Is “well aware” that the case of the Meshouda “would justify Commodore Morris going to every rigour with her, were the Ship under the Flag of any Power by whom the Law of Nations is observed,” but concludes that Morris made a distinction. “In his Letter to me he says, ‘she shall not be Condemned if proved that this was not the Order of the Emperour. It is however expected that the Captain will be severely punished if it is an Act of his own.’” Expressed to Morris his hope that the ship would be freed on this principle. The ship’s condemnation “would give the highest disgust to the Emperour.” Its release “would afford me, after what has happened, a happy opportunity of makeing a strong impression on his Majestys mind of the Friendly intentions of the Government of the United States towards him.” Would like to see one or more U.S. warships “At this critical moment … in this Neighborhood” until the outcome of the Meshouda affair is known. As the governor commands the Larache ship and the Tetuán galleys, he “might give trouble” if the Meshouda is not liberated. “The best security against such an event, is to be prepared to prevent it.”

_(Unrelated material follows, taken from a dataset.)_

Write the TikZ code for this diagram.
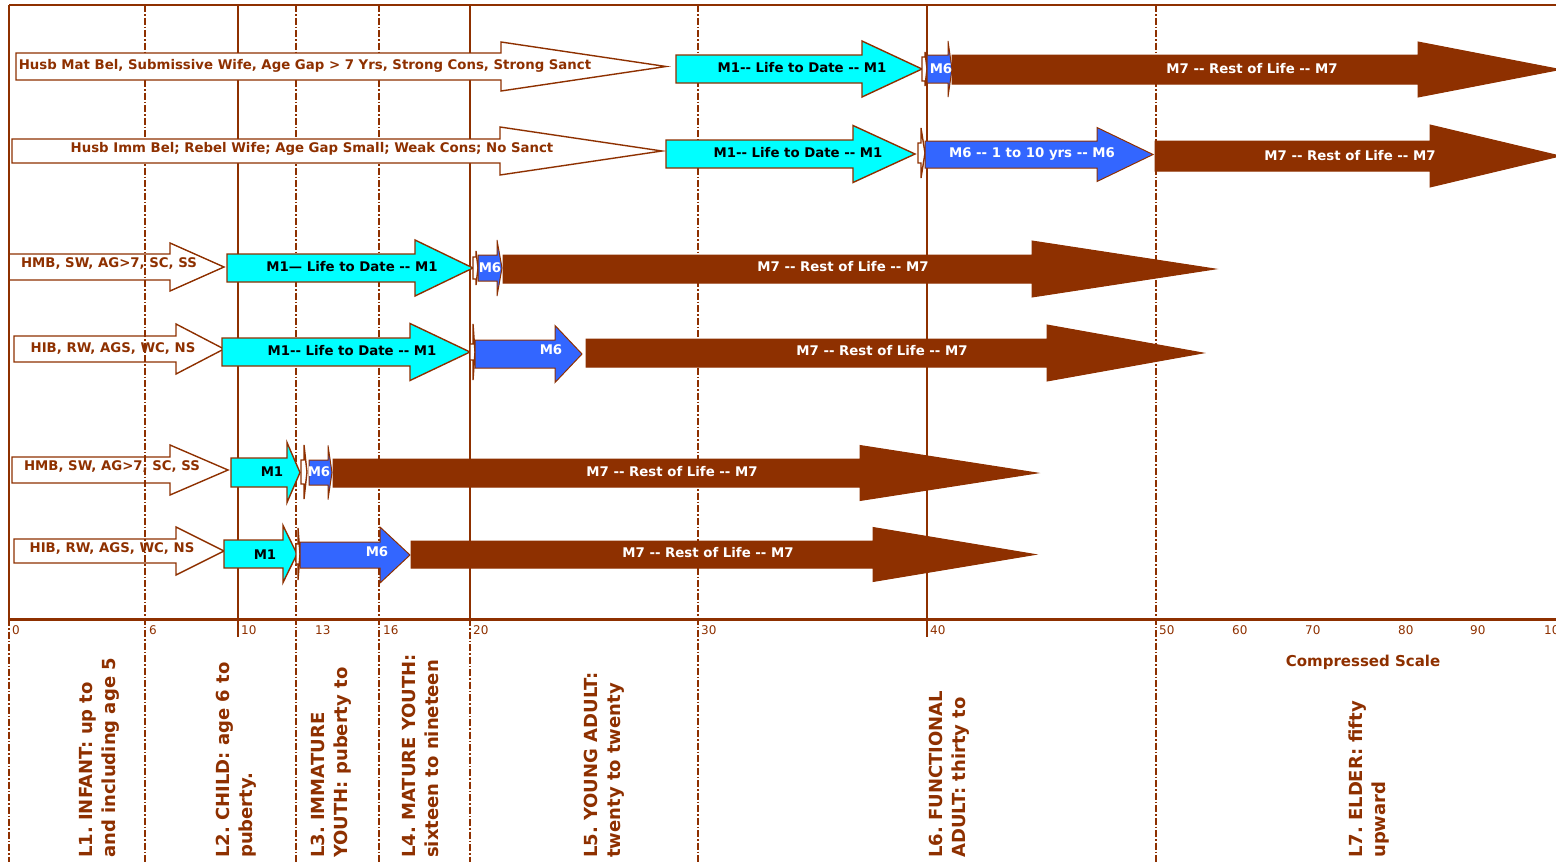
\documentclass[tikz,border=0pt]{standalone}
\usepackage{fontspec}
\setmainfont{DejaVu Sans}[Ligatures=TeXOff]
\usepackage{xcolor}
\usepackage{tikz}
\frenchspacing

\definecolor{brn}{RGB}{142,48,0}
\definecolor{mcyan}{RGB}{0,255,255}
\definecolor{mblue}{RGB}{51,102,255}

\tikzstyle{gline} = [brn, line width=1.2pt]
\tikzstyle{dline} = [brn, line width=1.1pt, dash pattern=on 7pt off 2pt on 1.5pt off 2pt]
\tikzstyle{outarrow} = [draw=brn, fill=white, line width=1.4pt]
\tikzstyle{openarrow} = [draw=brn, line width=1.4pt]
\tikzstyle{cyanarrow} = [draw=brn, fill=mcyan, line width=1.4pt]
\tikzstyle{bluearrow} = [draw=brn, fill=mblue, line width=1pt]
\tikzstyle{brnarrow} = [draw=brn, fill=brn, line width=1pt]

% style, start, head base, tip, y centre, shaft half, head half
\newcommand{\blockarrow}[7]{%
  \draw[#1] (#2,#5-#6) -- (#3,#5-#6) -- (#3,#5-#7) -- (#4,#5)
    -- (#3,#5+#7) -- (#3,#5+#6) -- (#2,#5+#6) -- cycle;}

\begin{document}
\begin{tikzpicture}[
    x=1pt, y=-1pt,
    every node/.style={inner sep=0pt},
    lbl/.style={font=\bfseries\fontsize{13.3}{15}\selectfont},
    grptxt/.style={lbl, text=brn},
    m1txt/.style={lbl, text=black},
    mtxt/.style={lbl, text=white},
    tick/.style={text=brn, font=\fontsize{12}{13}\selectfont, anchor=north west},
    stage/.style={text=brn, font=\bfseries\fontsize{18}{23}\selectfont, rotate=90, anchor=north west, align=left}
]
\useasboundingbox (0,0) rectangle (1556,862);

% Frame and age lines
\draw[gline] (9,5) -- (1560,5);
\foreach \gx in {9,238,470,927}
  \draw[gline] (\gx,5) -- (\gx,619);
\foreach \gx in {145,296,379,698,1156}
  \draw[dline] (\gx,5) -- (\gx,862);
\foreach \gx in {9,470}
  \draw[dline] (\gx,619) -- (\gx,862);
\foreach \gx in {238,927}
  \draw[gline] (\gx,619) -- (\gx,637);
\draw[brn, line width=3pt] (9,619) -- (1560,619);

% Row 1
\blockarrow{outarrow}{16}{501}{666}{66.5}{13.5}{24.5}
\blockarrow{cyanarrow}{676}{862}{922}{69}{14}{28}
\blockarrow{outarrow}{922}{925}{927}{69}{12}{17}
\blockarrow{bluearrow}{927}{948}{952}{69}{14}{28}
\blockarrow{brnarrow}{952}{1418}{1560}{69.5}{14.5}{27.5}
\node[grptxt] (r1grp) at (305,66) {Husb Mat Bel, Submissive Wife, Age Gap > 7 Yrs, Strong Cons, Strong Sanct};
\node[m1txt] (r1m1) at (802,68) {M1-- Life to Date -- M1};
\node[mtxt] (r1m6) at (941,69) {M6};
\node[mtxt] (r1m7) at (1252,69) {M7 -- Rest of Life -- M7};

% Row 2
\blockarrow{outarrow}{12}{500}{662}{151}{12}{24}
\blockarrow{cyanarrow}{666}{853}{915}{154}{14}{28.5}
\blockarrow{outarrow}{918}{921}{925}{153}{10}{25}
\blockarrow{bluearrow}{925}{1097}{1153}{154.5}{13.5}{27}
\blockarrow{brnarrow}{1155}{1430}{1560}{156}{15}{31}
\node[grptxt] (r2grp) at (312,149) {Husb Imm Bel; Rebel Wife; Age Gap Small; Weak Cons; No Sanct};
\node[m1txt] (r2m1) at (798,153) {M1-- Life to Date -- M1};
\node[mtxt] (r2m6) at (1032,154) {M6 -- 1 to 10 yrs -- M6};
\node[mtxt] (r2m7) at (1350,156) {M7 -- Rest of Life -- M7};

% Row 3
\blockarrow{openarrow}{9}{170}{224}{267}{13}{24}
\blockarrow{cyanarrow}{227}{415}{473}{268}{14}{28}
\blockarrow{outarrow}{473}{476}{478}{268}{11}{17}
\blockarrow{bluearrow}{478}{497}{502}{268}{13}{28}
\blockarrow{brnarrow}{503}{1032}{1215}{269}{14}{28}
\node[grptxt] (r3grp) at (109,264) {HMB, SW, AG>7, SC, SS};
\node[m1txt] (r3m1) at (352,267) {M1— Life to Date -- M1};
\node[mtxt] (r3m6) at (490,268) {M6};
\node[mtxt] (r3m7) at (843,267) {M7 -- Rest of Life -- M7};

% Row 4
\blockarrow{openarrow}{14}{176}{224}{349}{13}{25}
\blockarrow{cyanarrow}{222}{410}{470}{352}{14}{28.5}
\blockarrow{outarrow}{470}{473}{475}{352}{8}{28}
\blockarrow{bluearrow}{475}{555}{582}{354}{14}{28.5}
\blockarrow{brnarrow}{586}{1047}{1203}{353}{14}{28}
\node[grptxt] (r4grp) at (113,349) {HIB, RW, AGS, WC, NS};
\node[m1txt] (r4m1) at (352,351) {M1-- Life to Date -- M1};
\node[mtxt] (r4m6) at (551,350) {M6};
\node[mtxt] (r4m7) at (882,351) {M7 -- Rest of Life -- M7};

% Row 5
\blockarrow{openarrow}{12}{170}{228}{470}{13}{25}
\blockarrow{cyanarrow}{231}{287}{300}{472.5}{14.5}{30}
\blockarrow{outarrow}{301}{304}{307}{472}{12}{27}
\blockarrow{bluearrow}{309}{328}{332}{472.5}{12.5}{27}
\blockarrow{brnarrow}{333}{860}{1037}{473}{14}{27.5}
\node[grptxt] (r5grp) at (112,467) {HMB, SW, AG>7, SC, SS};
\node[m1txt] (r5m1) at (272,472) {M1};
\node[mtxt] (r5m6) at (319,472) {M6};
\node[mtxt] (r5m7) at (672,472) {M7 -- Rest of Life -- M7};

% Row 6
\blockarrow{openarrow}{14}{176}{224}{551}{12}{24}
\blockarrow{cyanarrow}{224}{283}{297}{554}{14}{28.5}
\blockarrow{outarrow}{296}{298}{300}{554}{10}{26}
\blockarrow{bluearrow}{300}{380}{410}{555}{13}{28}
\blockarrow{brnarrow}{411}{873}{1035}{554.5}{13.5}{27}
\node[grptxt] (r6grp) at (112,549) {HIB, RW, AGS, WC, NS};
\node[m1txt] (r6m1) at (265,555) {M1};
\node[mtxt] (r6m6) at (377,552) {M6};
\node[mtxt] (r6m7) at (708,553) {M7 -- Rest of Life -- M7};

% Age scale
\foreach \gx/\lab in {12/0,149/6,241/10,315/13,383/16,473/20,701/30,930/40,1159/50,1232/60,1305/70,1398/80,1470/90,1544/100}
  \node[tick] (t\lab) at (\gx,625) {\lab};
\node[text=brn, font=\bfseries\fontsize{15}{17}\selectfont] (cscale) at (1363,662) {Compressed Scale};

% Life stages
\node[stage] (l1) at (79,858) {L1. INFANT: up to\\and including age 5};
\node[stage] (l2) at (216,858) {L2. CHILD: age 6 to\\puberty.};
\node[stage] (l3) at (311,858) {L3. IMMATURE\\YOUTH: puberty to};
\node[stage] (l4) at (402,858) {L4. MATURE YOUTH:\\sixteen to nineteen};
\node[stage] (l5) at (584,858) {L5. YOUNG ADULT:\\twenty to twenty};
\node[stage] (l6) at (929,858) {L6. FUNCTIONAL\\ADULT: thirty to};
\node[stage] (l7) at (1349,858) {L7. ELDER: fifty\\upward};

\end{tikzpicture}
\end{document}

The brig Mary arrived in Salé road on 8 June; “the Stores she brought from Mogadore were very speedily taken out,” and the ship left for Salem on 10 June. Francis Baring & Company accepted his bill drawn 26 Apr. on Bird, Savage, and Bird. Many French privateers are in The Straits, but he has heard nothing of their detaining American vessels.
The Portuguese consul has been charged to negotiate a peace with the emperor for Hamburg. The present agreed on was $20,000. “The Instrument done by order of his Majesty in testimony of the Peace” reached Tangier “this morning … but being only signed by Sidy Mohammed Selawy, and … without the Imperial Seal it is not held to be sufficient, of consequence the busyness is not yet considered as settled.” The emperor has requested “a supply of Carolina Rice.” Has asked Gavino to send “a couple of Tierces” if any should be sent to him in consequence of what Simpson submitted to JM in his no. 54.5 Out of two casks Gavino sent him, eight bags were sent to the emperor.